Pharo



Use Pharo a modern, open source, fully-featured implementation of the Smalltalk programming language and environment and develop complex applications using your favourite language - Smalltalk.


Overview

Pharo is a modern, open source, fully-featured implementation of the Smalltalk programming language and environment. Pharo is derived from Squeak, a re-implementation of the classic Smalltalk-80 system. Whereas Squeak was developed mainly as a platform for developing experimental educational software, Pharo strives to offer a lean, open-source platform for professional software development, and also a robust and stable platform for research and development into dynamic languages and environments. Pharo serves as the reference implementation for the Seaside web development framework.

Persistence

In-Image persistence

If your application will only ever run in a single image then it is possible to use in-image persistence. A suitable option here is SandstoneDB - load using the Catalog Browser in Pharo. For more information see the Seaside tutorial at Hasso-Platter-Institut.

SQLite

SQLite is a self-contained, high-reliability, embedded, full-featured, public-domain, SQL database engine. SQLite is the most used database engine in the world.

It is easy to use SQLite as your persistence engine. The one thing that may confuse is the need to add a soft link to the sqlite library into the Pharo image.
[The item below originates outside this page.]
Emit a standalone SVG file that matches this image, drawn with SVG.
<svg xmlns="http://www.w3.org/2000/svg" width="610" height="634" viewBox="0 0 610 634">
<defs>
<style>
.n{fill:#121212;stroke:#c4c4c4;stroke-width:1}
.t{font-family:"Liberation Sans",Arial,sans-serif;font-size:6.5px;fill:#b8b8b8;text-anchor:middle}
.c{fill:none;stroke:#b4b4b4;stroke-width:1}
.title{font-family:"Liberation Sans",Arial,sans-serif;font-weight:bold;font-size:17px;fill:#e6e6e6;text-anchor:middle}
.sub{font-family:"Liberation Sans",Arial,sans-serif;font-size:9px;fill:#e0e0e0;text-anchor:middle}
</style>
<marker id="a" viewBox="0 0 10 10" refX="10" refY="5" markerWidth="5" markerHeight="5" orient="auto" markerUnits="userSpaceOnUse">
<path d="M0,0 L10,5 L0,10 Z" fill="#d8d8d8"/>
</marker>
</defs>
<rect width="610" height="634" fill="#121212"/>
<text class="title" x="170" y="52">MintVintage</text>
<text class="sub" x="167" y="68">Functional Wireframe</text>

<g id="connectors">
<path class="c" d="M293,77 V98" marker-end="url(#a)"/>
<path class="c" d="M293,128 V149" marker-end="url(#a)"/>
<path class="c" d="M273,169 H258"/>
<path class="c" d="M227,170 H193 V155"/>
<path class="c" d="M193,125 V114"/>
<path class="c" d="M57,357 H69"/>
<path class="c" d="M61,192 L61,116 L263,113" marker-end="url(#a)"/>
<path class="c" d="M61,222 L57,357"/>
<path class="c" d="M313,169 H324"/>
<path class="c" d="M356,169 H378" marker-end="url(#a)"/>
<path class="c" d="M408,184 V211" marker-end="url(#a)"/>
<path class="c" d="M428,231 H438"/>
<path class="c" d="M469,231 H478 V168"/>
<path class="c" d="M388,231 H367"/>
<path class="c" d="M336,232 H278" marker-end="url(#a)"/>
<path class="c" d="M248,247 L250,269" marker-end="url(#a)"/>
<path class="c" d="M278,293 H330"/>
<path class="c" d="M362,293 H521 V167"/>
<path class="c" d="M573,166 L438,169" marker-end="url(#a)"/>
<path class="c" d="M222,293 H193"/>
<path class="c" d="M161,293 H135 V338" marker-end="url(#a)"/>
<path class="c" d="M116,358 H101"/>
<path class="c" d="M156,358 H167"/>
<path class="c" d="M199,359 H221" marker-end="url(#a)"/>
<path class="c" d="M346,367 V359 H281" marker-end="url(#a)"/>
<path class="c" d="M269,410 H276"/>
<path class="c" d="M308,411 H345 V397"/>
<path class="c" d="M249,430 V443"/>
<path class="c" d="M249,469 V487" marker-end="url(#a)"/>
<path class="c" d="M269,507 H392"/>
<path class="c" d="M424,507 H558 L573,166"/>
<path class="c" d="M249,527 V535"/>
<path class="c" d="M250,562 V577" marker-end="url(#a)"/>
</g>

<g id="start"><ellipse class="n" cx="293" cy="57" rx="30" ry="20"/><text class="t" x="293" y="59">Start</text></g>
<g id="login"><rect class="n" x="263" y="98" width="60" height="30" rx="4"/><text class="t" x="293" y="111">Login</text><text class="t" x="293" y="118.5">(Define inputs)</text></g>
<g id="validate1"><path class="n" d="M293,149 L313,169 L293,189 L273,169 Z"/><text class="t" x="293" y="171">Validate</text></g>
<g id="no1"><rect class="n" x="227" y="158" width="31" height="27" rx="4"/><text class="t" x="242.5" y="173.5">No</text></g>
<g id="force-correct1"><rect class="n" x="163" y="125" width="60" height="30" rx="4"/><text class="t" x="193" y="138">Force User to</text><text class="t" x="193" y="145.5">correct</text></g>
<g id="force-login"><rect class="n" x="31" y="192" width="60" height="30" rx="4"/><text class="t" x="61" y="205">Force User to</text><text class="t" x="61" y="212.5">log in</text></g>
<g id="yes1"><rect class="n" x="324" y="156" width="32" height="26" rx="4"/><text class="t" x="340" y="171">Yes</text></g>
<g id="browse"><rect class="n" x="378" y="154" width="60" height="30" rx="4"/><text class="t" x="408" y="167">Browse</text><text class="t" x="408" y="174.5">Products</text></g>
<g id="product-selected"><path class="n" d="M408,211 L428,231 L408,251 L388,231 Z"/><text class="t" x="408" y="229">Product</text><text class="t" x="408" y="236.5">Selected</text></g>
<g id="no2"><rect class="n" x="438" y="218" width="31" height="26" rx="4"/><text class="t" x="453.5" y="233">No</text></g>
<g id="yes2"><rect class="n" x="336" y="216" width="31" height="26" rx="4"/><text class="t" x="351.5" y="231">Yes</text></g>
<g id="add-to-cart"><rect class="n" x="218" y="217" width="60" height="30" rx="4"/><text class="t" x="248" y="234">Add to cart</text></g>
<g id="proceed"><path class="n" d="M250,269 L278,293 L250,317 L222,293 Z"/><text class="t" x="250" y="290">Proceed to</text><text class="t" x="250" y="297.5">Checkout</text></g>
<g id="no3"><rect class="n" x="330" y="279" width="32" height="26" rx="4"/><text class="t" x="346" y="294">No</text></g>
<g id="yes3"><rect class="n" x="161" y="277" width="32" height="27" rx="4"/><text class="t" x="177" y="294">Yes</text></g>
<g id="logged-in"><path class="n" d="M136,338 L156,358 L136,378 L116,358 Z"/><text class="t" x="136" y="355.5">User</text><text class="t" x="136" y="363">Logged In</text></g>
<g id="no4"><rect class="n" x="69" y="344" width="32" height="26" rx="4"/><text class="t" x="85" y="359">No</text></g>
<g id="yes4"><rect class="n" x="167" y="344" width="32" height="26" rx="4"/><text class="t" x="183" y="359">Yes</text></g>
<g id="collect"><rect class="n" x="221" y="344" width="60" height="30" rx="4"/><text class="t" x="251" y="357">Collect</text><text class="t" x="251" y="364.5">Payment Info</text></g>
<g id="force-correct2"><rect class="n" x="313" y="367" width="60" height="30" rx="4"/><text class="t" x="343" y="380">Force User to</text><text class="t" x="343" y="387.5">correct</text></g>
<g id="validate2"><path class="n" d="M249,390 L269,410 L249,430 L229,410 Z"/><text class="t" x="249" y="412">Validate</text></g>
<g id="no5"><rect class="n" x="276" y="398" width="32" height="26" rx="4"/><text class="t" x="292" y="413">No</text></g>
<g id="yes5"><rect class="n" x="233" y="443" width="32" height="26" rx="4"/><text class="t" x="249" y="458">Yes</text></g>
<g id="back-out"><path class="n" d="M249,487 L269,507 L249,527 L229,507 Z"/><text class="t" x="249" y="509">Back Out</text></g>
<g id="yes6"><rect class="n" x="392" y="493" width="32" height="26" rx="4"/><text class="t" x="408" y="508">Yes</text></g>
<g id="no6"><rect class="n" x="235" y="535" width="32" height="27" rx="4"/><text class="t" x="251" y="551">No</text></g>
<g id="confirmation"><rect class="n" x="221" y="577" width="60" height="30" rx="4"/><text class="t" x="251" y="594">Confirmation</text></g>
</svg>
On a MacOS system this may look something like (in .../Contents/MacOS/Plugins) :-

lrwxr-xr-x  1 rpillar  admin       25  9 Nov 22:22 libsqlite3.dylib -> /usr/lib/libsqlite3.dylib

So this is possible :-

| db name rs row |
db := UDBCSQLite3Connection on: '/Users/rpillar/temp/test.db'.
db open.
rs := db execute: 'select first_name from contacts'.
row := rs next.
name := row at: #first_name.
Transcript show: 'My name is : ', name.
rs close.
db close.

Note - in Pharo7 (and also in other versions possibly) the location of the SQLite library can be set using the Settings tool -> Databases link.

XML

For the StockMAN app (see the Seaside Examples page) there is the need to process responses from EBay that are made up of XML data. Here are some brief (and possibly incomplete) notes about how to parse XML in Pharo.

Example data

xml := '<?xml version="1.0" encoding="UTF-8"?> <GetCategoriesResponse xmlns="urn:ebay:apis:eBLBaseComponents"> <Timestamp>2017-11-27T22:36:25.378Z</Timestamp> <Ack>Success</Ack> <Version>1031</Version> <Build>E1031_INTL_API_18535232_R1</Build> <CategoryArray> <Category> <BestOfferEnabled>true</BestOfferEnabled> <AutoPayEnabled>true</AutoPayEnabled> <CategoryID>20081</CategoryID> <CategoryLevel>1</CategoryLevel> <CategoryName>Antiques</CategoryName> <CategoryParentID>20081</CategoryParentID> </Category> <Category> <BestOfferEnabled>true</BestOfferEnabled> <AutoPayEnabled>true</AutoPayEnabled> <CategoryID>550</CategoryID> <CategoryLevel>1</CategoryLevel> <CategoryName>Art</CategoryName> <CategoryParentID>550</CategoryParentID> </Category> </CategoryArray> <CategoryCount>2</CategoryCount> <UpdateTime>2017-06-02T23:04:46.000Z</UpdateTime> <CategoryVersion>108</CategoryVersion> <ReservePriceAllowed>true</ReservePriceAllowed> <MinimumReservePrice>50.0</MinimumReservePrice> </GetCategoriesResponse>'.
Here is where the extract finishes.